▸ WORK INSTRUCTIONS
Skip all pictures. Write out the data below from its first line through the line that contains "(0,0) rectangle (1137,1048);".

▸ SUPPLIED INFORMATION
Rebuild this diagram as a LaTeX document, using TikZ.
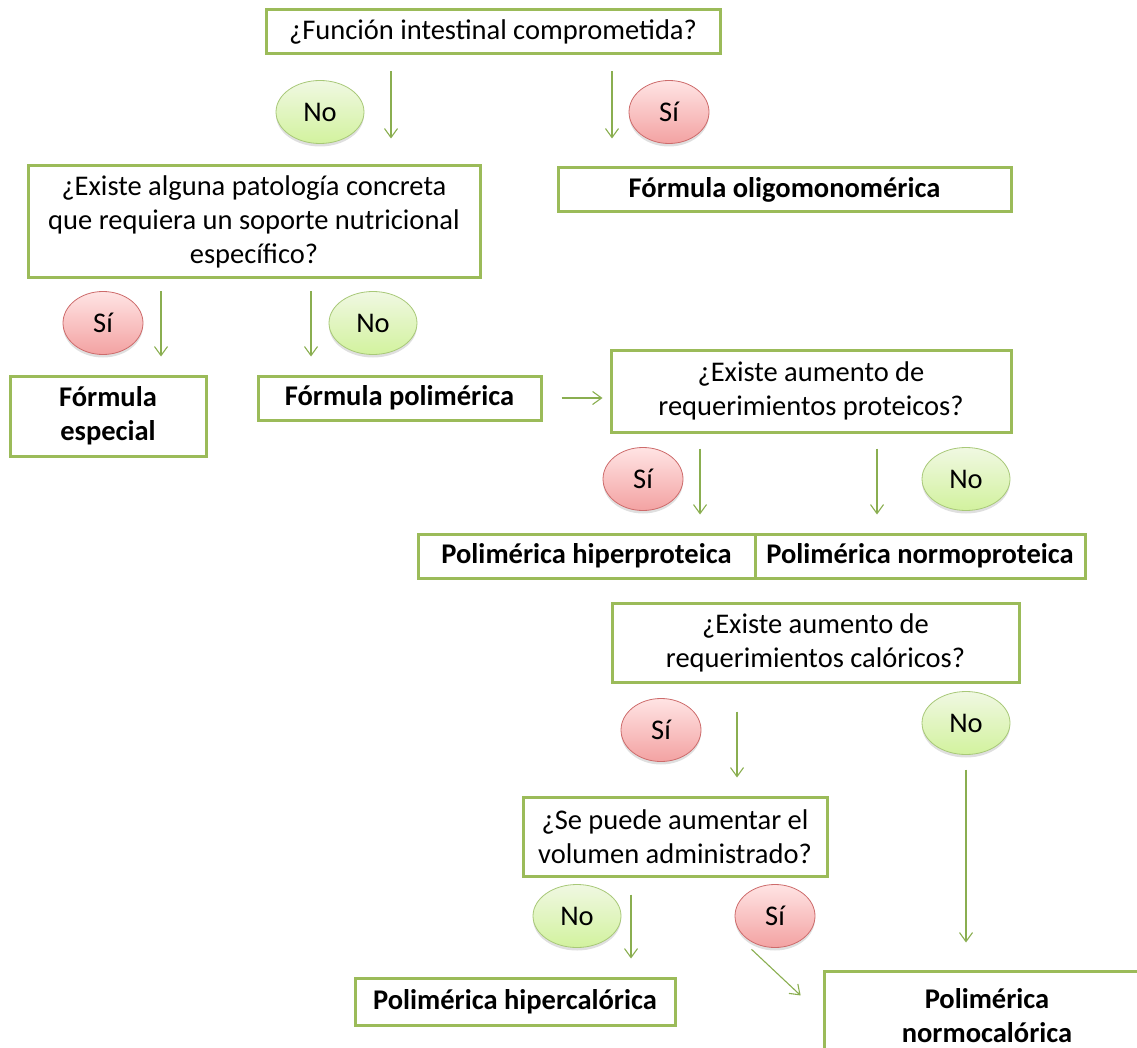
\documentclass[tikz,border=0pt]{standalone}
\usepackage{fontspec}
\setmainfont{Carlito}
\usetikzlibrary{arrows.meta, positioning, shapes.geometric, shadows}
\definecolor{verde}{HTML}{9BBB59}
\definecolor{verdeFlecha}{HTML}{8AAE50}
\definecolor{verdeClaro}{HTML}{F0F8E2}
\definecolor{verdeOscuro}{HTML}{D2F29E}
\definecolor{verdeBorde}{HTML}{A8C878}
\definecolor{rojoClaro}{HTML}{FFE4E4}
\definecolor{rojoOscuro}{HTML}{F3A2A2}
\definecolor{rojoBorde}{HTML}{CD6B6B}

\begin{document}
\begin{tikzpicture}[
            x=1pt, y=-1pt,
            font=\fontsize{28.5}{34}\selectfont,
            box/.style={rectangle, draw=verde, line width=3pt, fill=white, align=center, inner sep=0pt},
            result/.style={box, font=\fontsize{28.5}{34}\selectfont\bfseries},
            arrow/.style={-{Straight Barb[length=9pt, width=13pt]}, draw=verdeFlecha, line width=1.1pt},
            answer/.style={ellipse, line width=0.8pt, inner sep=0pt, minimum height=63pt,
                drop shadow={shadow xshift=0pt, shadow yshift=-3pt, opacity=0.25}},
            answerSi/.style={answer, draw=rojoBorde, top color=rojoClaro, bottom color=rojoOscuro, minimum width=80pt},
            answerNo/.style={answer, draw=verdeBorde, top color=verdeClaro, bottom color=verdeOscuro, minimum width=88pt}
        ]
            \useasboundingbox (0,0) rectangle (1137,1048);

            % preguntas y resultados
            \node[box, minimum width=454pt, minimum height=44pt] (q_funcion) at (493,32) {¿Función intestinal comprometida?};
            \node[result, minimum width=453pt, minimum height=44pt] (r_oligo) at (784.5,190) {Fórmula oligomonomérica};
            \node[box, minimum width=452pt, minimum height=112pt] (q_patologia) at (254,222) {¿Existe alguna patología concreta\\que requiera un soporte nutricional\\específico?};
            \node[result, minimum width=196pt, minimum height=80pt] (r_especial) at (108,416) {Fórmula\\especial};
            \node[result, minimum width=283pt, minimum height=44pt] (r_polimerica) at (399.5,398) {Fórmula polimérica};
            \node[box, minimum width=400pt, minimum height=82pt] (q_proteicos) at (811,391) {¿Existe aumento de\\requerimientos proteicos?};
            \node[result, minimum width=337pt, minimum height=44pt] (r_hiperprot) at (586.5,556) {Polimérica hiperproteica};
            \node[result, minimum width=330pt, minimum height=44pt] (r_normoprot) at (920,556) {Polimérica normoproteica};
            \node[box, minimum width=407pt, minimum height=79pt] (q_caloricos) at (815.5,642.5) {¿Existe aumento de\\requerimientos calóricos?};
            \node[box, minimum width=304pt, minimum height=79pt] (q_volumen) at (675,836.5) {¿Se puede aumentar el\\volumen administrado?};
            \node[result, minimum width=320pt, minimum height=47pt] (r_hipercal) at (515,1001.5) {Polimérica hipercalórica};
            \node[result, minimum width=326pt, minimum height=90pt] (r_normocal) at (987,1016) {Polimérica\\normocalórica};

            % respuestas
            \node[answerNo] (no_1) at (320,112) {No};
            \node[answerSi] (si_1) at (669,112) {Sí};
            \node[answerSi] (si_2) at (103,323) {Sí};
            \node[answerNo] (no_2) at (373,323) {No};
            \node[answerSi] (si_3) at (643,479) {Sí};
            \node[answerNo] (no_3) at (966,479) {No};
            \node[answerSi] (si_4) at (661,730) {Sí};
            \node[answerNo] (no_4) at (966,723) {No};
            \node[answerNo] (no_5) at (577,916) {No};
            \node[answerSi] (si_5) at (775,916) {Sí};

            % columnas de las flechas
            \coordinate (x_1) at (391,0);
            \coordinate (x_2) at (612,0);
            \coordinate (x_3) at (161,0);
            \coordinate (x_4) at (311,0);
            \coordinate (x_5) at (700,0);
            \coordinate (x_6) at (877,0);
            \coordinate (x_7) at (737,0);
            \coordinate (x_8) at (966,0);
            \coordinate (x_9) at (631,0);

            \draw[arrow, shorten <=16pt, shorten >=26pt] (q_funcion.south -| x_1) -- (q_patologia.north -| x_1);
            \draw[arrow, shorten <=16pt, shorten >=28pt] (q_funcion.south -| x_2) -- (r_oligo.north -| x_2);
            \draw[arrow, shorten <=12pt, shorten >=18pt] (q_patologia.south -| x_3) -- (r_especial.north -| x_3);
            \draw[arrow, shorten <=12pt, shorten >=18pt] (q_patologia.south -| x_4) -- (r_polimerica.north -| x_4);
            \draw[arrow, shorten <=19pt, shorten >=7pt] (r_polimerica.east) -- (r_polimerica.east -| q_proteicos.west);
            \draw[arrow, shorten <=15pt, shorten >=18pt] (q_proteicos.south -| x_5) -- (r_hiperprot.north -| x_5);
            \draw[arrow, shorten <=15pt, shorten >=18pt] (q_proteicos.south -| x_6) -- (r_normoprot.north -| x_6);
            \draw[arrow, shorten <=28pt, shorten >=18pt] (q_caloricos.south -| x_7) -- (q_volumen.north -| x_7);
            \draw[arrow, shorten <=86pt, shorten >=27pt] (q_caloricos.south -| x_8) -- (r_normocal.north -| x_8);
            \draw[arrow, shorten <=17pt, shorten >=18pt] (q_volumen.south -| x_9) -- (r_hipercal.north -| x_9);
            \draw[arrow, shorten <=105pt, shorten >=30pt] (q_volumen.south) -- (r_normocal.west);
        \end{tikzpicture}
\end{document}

▸ CORRECT OUTPUT
Rebuild this diagram as a LaTeX document, using TikZ.
\documentclass[tikz,border=0pt]{standalone}
\usepackage{fontspec}
\setmainfont{Carlito}
\usetikzlibrary{arrows.meta, positioning, shapes.geometric, shadows}
\definecolor{verde}{HTML}{9BBB59}
\definecolor{verdeFlecha}{HTML}{8AAE50}
\definecolor{verdeClaro}{HTML}{F0F8E2}
\definecolor{verdeOscuro}{HTML}{D2F29E}
\definecolor{verdeBorde}{HTML}{A8C878}
\definecolor{rojoClaro}{HTML}{FFE4E4}
\definecolor{rojoOscuro}{HTML}{F3A2A2}
\definecolor{rojoBorde}{HTML}{CD6B6B}

\begin{document}
\begin{tikzpicture}[
            x=1pt, y=-1pt,
            font=\fontsize{28.5}{34}\selectfont,
            box/.style={rectangle, draw=verde, line width=3pt, fill=white, align=center, inner sep=0pt},
            result/.style={box, font=\fontsize{28.5}{34}\selectfont\bfseries},
            arrow/.style={-{Straight Barb[length=9pt, width=13pt]}, draw=verdeFlecha, line width=1.1pt},
            answer/.style={ellipse, line width=0.8pt, inner sep=0pt, minimum height=63pt,
                drop shadow={shadow xshift=0pt, shadow yshift=-3pt, opacity=0.25}},
            answerSi/.style={answer, draw=rojoBorde, top color=rojoClaro, bottom color=rojoOscuro, minimum width=80pt},
            answerNo/.style={answer, draw=verdeBorde, top color=verdeClaro, bottom color=verdeOscuro, minimum width=88pt}
        ]
            \useasboundingbox (0,0) rectangle (1137,1048);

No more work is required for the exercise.